Isn’t it a fact that if a foreign currency like the Yuan were trading eight Yuan to one US dollar during the purchase of the US bond then the Yuan were trading seven Yuan to one US dollar when US bond maturity then that bond investors will lose more money then what the yield of the US treasury is worth? Case Study: During the purchase time of the US treasury the Yuan was trading eight to one exchange rate. Thus 8000-Yuan convert to $1000 US dollar to buy $1000 US Treasury bond at 4.76% will get $1047.6 US dollar end of one year. At maturity if the exchange rate is seven to one then $1047.6 US dollar will equal 7322-yuan.
Isn’t it a fact that foreign bond investors lose money when dollar gets weaker relative to their currency; therefore, their risk should come with a higher reward of higher yields during time of inflation?

Isn't it a fact that when bond investors sell US treasury then the price of US treasury will fall?

Isn't it a fact that when US treasury price fall then yield on US treasury will move up?

Isn't it a fact that if the US dollar were to weaken quickly then more and more bond investors will pull out of US treasury bonds?

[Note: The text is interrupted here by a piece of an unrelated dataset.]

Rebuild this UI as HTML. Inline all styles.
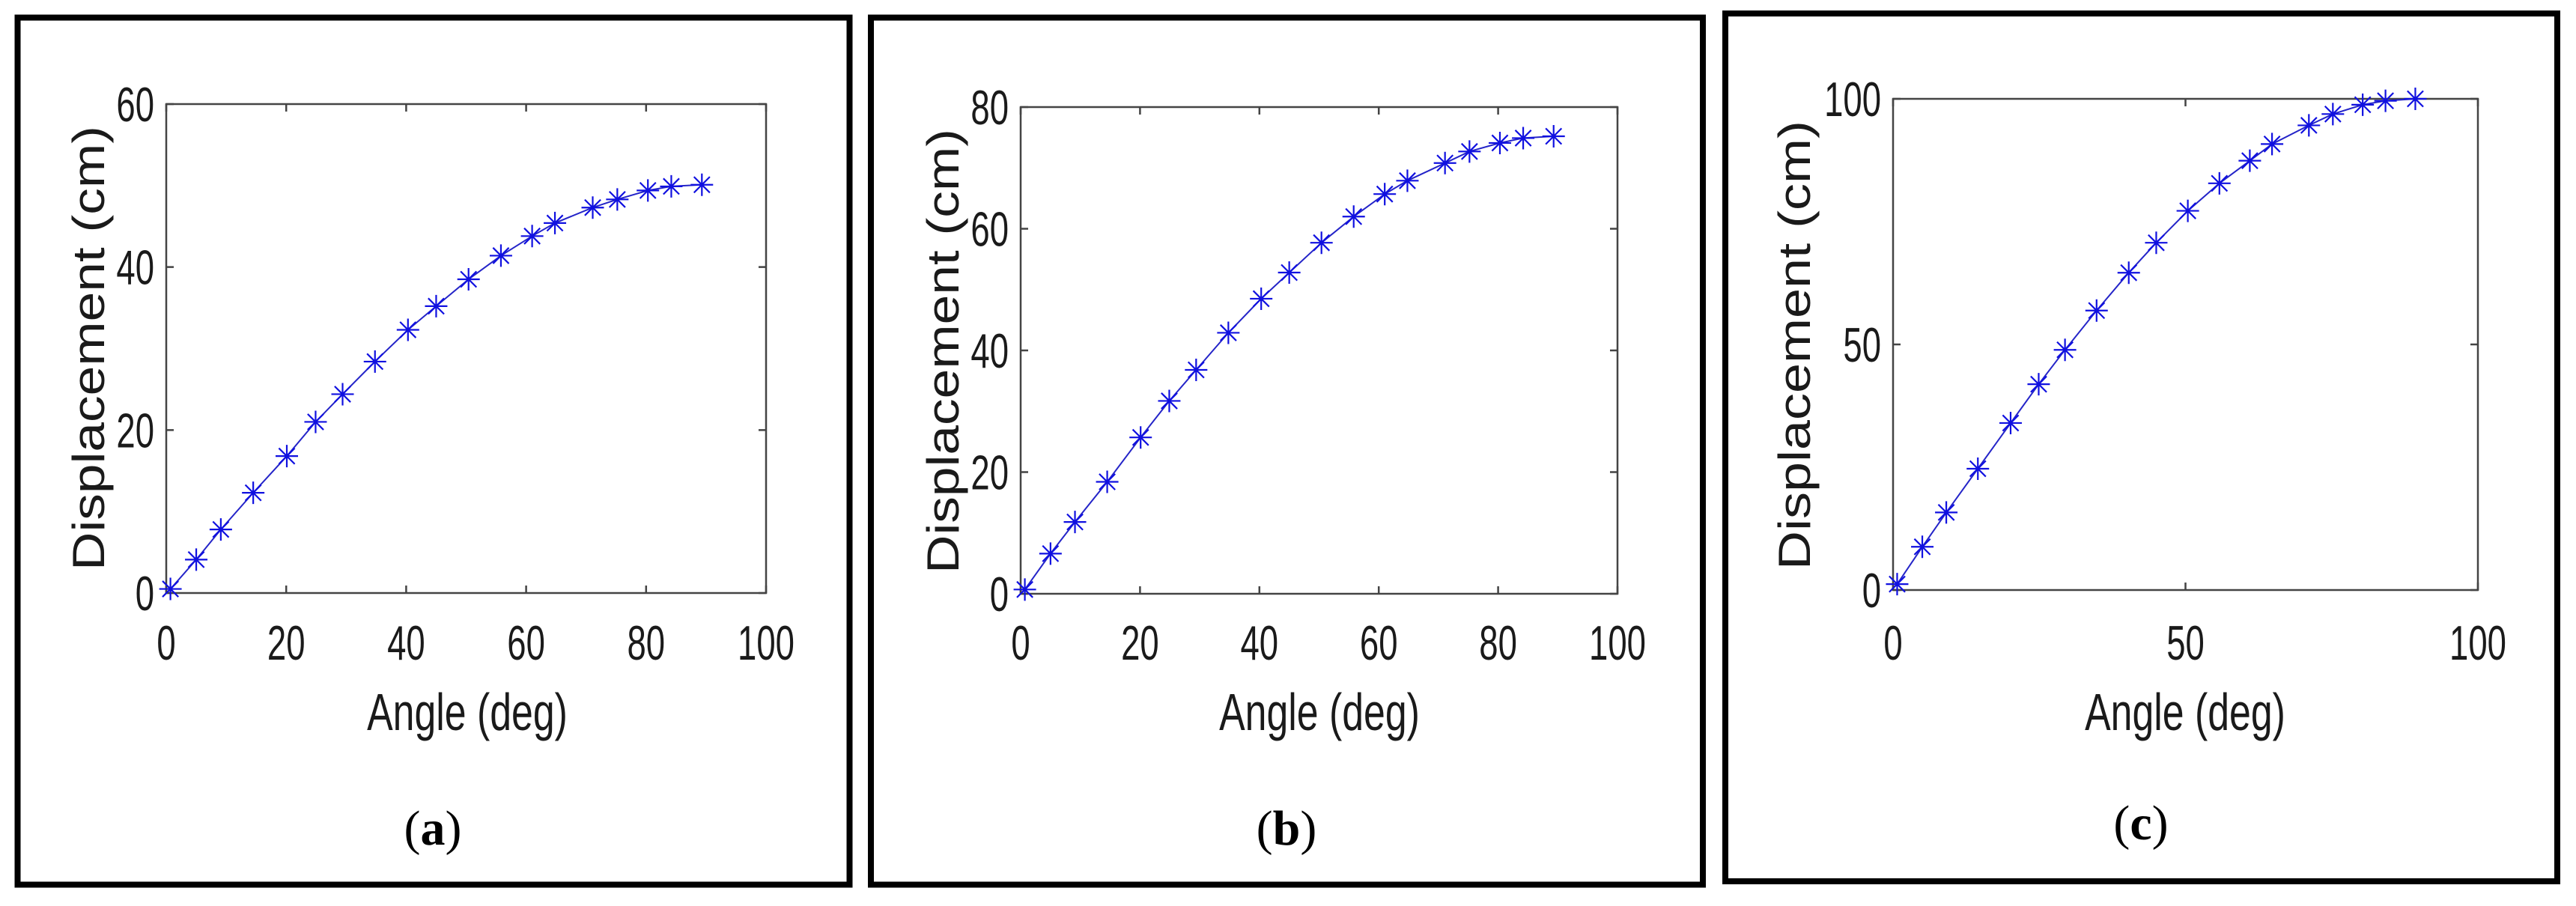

Isn't it a fact that the job of the US Federal reserve is to protect the US bond market and ultimately protect the US dollar as the reserve currency of the world?

Isn't it a fact that the US treasury bond are rated AAA because it is backed by the fact that the US dollar is the reserve currency of the world?

Isn't it a fact that when the yields on the US treasury bond moves up more bond investors will move money into US treasury bond instead of Mortgage Back Security when the spread on the yields between the two are low? In other words bond investors can lower their risk?

Isn't it a fact that Mortgage Back Security is competing for the same pool of investors as US treasury? Then therefore in that situation the yields on Mortgage Back Security will have to more up.

Isn't it a fact that the yield on Mortgage Back Security is directly related to the yield of mortgage loan?

Isn’t it a fact that as Fed fund rate increase Lenders will try to keep yield on mortgage loan down to gets more qualified buyers? In other words, Lenders can make up lost profit on the lower yield of a loan through increase volume of homebuyers. Don’t that statement sounds like 2003 to 2005.

Isn’t it a fact that currently Lenders ability to make a profit on the money Lenders have borrowed and what Lenders are loaning it for is no longer as profitable?

Isn’t it a fact that as the Lenders profitability decreases the Lender willingness’ to take risk decrease?

Isn’t it a fact that as profitability decrease lending standard becomes higher also?

Isn't it a fact that when lending standard become higher it becomes harder and harder for homebuyers to get a loan.

Isn't it a fact that house demand is based on the availabilities qualifies homebuyers and not by people who want to buy a home but do not qualified?

Isn't it a fact that when the availability of qualified homebuyers decrease then the inventory of house increases if the same amounts of home sellers are available?

Isn't it a fact that as inventory of house for sell increase then the supply will eventually outnumber the demands from available qualified homebuyers?

Isn’t it a fact that when the supply of houses outnumbers the demand of qualified homebuyers then prices of house will fall?